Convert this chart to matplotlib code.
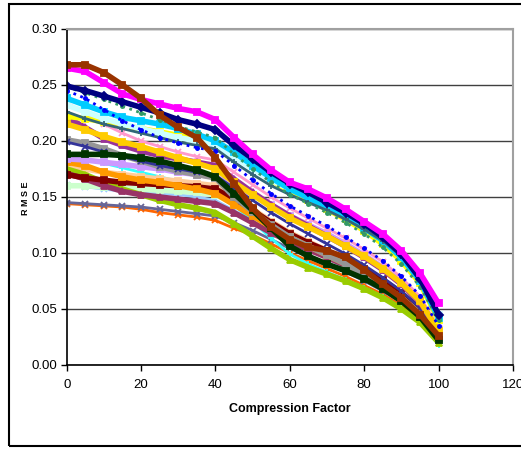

* * *

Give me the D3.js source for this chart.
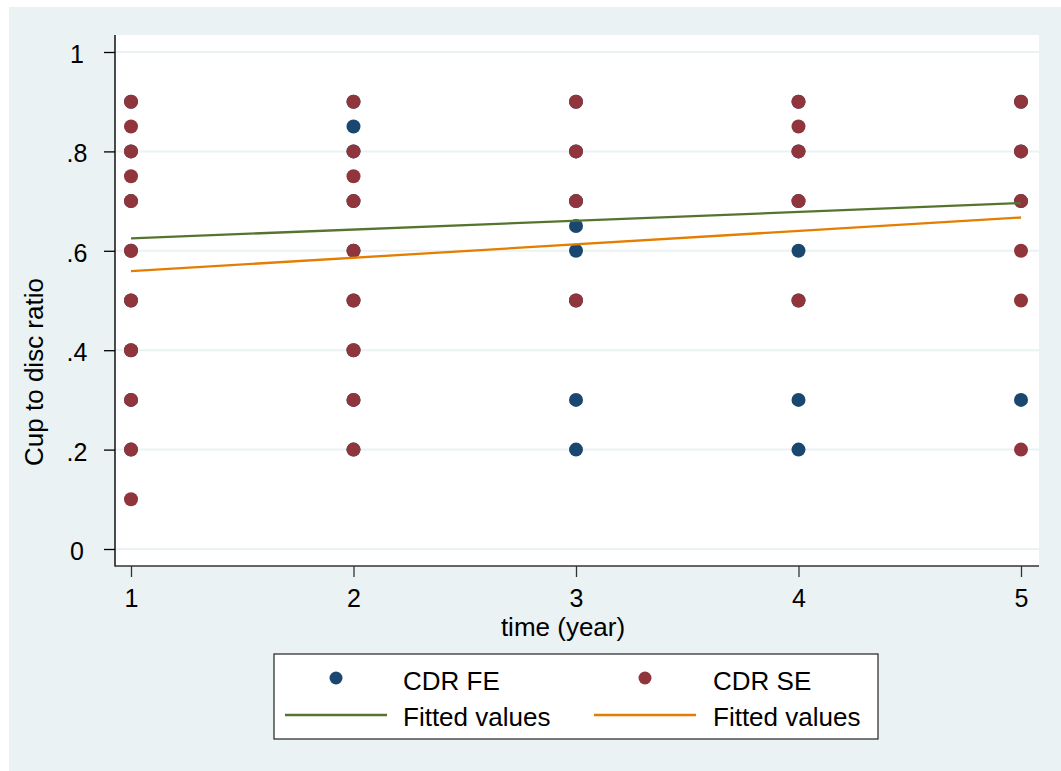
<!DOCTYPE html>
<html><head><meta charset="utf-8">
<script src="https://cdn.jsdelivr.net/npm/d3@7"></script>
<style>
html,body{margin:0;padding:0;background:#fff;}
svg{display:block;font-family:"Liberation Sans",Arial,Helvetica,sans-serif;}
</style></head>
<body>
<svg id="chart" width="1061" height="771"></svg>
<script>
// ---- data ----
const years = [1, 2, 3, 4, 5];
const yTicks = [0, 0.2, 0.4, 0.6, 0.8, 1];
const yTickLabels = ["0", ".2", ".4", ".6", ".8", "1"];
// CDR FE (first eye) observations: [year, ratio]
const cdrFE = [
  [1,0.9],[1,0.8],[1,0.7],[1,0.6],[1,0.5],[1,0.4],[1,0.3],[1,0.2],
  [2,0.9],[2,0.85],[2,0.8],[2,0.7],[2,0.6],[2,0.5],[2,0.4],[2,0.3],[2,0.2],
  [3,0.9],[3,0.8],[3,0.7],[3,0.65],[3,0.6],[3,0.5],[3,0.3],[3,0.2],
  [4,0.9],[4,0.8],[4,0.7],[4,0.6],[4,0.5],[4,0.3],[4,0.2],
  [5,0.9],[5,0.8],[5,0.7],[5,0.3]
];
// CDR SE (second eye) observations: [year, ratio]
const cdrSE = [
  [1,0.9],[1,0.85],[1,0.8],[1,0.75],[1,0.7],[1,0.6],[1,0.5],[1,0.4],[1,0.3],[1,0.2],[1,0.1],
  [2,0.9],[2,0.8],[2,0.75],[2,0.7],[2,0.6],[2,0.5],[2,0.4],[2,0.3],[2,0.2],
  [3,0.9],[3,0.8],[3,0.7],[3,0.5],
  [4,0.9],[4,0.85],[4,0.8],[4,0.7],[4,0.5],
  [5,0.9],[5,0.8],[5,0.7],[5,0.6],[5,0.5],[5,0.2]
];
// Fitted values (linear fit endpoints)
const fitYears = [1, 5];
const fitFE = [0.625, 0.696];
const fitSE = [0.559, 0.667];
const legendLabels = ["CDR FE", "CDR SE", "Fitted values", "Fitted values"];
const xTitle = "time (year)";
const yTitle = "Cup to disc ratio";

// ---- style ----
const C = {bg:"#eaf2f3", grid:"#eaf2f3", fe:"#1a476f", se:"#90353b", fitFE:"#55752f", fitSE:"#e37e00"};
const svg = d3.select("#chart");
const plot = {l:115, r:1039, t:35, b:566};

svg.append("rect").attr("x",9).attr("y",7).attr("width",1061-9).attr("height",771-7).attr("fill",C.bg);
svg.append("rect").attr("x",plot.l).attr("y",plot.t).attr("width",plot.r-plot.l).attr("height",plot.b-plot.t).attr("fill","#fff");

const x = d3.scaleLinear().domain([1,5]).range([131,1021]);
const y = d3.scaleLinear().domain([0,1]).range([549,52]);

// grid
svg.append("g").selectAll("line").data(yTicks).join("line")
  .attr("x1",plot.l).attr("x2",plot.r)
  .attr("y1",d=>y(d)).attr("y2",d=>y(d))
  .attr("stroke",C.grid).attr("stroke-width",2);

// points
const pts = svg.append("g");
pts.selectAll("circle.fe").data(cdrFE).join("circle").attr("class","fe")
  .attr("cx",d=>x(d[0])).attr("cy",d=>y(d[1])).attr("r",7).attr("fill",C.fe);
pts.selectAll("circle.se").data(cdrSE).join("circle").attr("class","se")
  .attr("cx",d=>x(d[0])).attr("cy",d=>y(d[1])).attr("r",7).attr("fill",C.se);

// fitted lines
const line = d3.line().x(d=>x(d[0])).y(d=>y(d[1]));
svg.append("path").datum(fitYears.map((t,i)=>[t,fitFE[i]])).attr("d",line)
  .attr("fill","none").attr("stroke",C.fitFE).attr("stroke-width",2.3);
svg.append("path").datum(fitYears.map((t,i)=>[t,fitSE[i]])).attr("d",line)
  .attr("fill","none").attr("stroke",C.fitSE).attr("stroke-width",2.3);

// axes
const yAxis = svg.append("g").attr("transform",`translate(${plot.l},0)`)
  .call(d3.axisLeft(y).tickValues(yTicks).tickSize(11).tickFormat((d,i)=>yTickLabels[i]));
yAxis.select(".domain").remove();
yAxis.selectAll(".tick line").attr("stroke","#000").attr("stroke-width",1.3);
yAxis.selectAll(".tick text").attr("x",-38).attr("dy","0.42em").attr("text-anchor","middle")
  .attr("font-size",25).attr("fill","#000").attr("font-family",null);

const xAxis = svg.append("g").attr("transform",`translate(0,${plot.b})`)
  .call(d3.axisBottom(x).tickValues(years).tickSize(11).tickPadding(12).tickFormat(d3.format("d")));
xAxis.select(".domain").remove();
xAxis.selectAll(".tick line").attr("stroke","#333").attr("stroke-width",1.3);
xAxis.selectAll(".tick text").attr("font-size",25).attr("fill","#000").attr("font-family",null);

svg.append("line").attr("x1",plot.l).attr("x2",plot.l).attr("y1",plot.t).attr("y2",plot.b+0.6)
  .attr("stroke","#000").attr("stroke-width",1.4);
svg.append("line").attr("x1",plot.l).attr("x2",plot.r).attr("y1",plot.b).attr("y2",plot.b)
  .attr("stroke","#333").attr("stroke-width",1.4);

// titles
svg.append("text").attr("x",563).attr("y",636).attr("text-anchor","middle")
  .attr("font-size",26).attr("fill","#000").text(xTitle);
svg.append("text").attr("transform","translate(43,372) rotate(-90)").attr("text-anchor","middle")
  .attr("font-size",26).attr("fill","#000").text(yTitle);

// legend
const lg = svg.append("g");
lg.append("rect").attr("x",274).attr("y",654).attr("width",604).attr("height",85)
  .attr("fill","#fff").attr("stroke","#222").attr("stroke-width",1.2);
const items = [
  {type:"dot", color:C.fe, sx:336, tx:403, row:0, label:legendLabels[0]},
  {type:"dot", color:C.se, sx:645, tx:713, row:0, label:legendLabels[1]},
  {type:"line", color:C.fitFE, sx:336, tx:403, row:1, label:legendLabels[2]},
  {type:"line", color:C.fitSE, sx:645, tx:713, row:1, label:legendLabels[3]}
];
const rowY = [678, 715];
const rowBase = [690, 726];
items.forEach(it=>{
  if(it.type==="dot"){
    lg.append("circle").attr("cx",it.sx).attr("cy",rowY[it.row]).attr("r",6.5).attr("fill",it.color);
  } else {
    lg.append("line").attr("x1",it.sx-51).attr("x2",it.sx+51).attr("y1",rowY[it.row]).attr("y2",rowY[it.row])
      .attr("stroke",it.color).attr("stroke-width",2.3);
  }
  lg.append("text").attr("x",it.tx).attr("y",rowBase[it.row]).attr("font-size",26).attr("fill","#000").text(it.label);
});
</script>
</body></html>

Written problem:
The lines to reproduce run from the one above containing "Give me the D3.js source for this chart." through the one containing "const y = d3.scaleLinear().domain([0,1]).range([549,52]);". Copy them exactly and leave out all pictures.

Completed task:
Give me the D3.js source for this chart.
<!DOCTYPE html>
<html><head><meta charset="utf-8">
<script src="https://cdn.jsdelivr.net/npm/d3@7"></script>
<style>
html,body{margin:0;padding:0;background:#fff;}
svg{display:block;font-family:"Liberation Sans",Arial,Helvetica,sans-serif;}
</style></head>
<body>
<svg id="chart" width="1061" height="771"></svg>
<script>
// ---- data ----
const years = [1, 2, 3, 4, 5];
const yTicks = [0, 0.2, 0.4, 0.6, 0.8, 1];
const yTickLabels = ["0", ".2", ".4", ".6", ".8", "1"];
// CDR FE (first eye) observations: [year, ratio]
const cdrFE = [
  [1,0.9],[1,0.8],[1,0.7],[1,0.6],[1,0.5],[1,0.4],[1,0.3],[1,0.2],
  [2,0.9],[2,0.85],[2,0.8],[2,0.7],[2,0.6],[2,0.5],[2,0.4],[2,0.3],[2,0.2],
  [3,0.9],[3,0.8],[3,0.7],[3,0.65],[3,0.6],[3,0.5],[3,0.3],[3,0.2],
  [4,0.9],[4,0.8],[4,0.7],[4,0.6],[4,0.5],[4,0.3],[4,0.2],
  [5,0.9],[5,0.8],[5,0.7],[5,0.3]
];
// CDR SE (second eye) observations: [year, ratio]
const cdrSE = [
  [1,0.9],[1,0.85],[1,0.8],[1,0.75],[1,0.7],[1,0.6],[1,0.5],[1,0.4],[1,0.3],[1,0.2],[1,0.1],
  [2,0.9],[2,0.8],[2,0.75],[2,0.7],[2,0.6],[2,0.5],[2,0.4],[2,0.3],[2,0.2],
  [3,0.9],[3,0.8],[3,0.7],[3,0.5],
  [4,0.9],[4,0.85],[4,0.8],[4,0.7],[4,0.5],
  [5,0.9],[5,0.8],[5,0.7],[5,0.6],[5,0.5],[5,0.2]
];
// Fitted values (linear fit endpoints)
const fitYears = [1, 5];
const fitFE = [0.625, 0.696];
const fitSE = [0.559, 0.667];
const legendLabels = ["CDR FE", "CDR SE", "Fitted values", "Fitted values"];
const xTitle = "time (year)";
const yTitle = "Cup to disc ratio";

// ---- style ----
const C = {bg:"#eaf2f3", grid:"#eaf2f3", fe:"#1a476f", se:"#90353b", fitFE:"#55752f", fitSE:"#e37e00"};
const svg = d3.select("#chart");
const plot = {l:115, r:1039, t:35, b:566};

svg.append("rect").attr("x",9).attr("y",7).attr("width",1061-9).attr("height",771-7).attr("fill",C.bg);
svg.append("rect").attr("x",plot.l).attr("y",plot.t).attr("width",plot.r-plot.l).attr("height",plot.b-plot.t).attr("fill","#fff");

const x = d3.scaleLinear().domain([1,5]).range([131,1021]);
const y = d3.scaleLinear().domain([0,1]).range([549,52]);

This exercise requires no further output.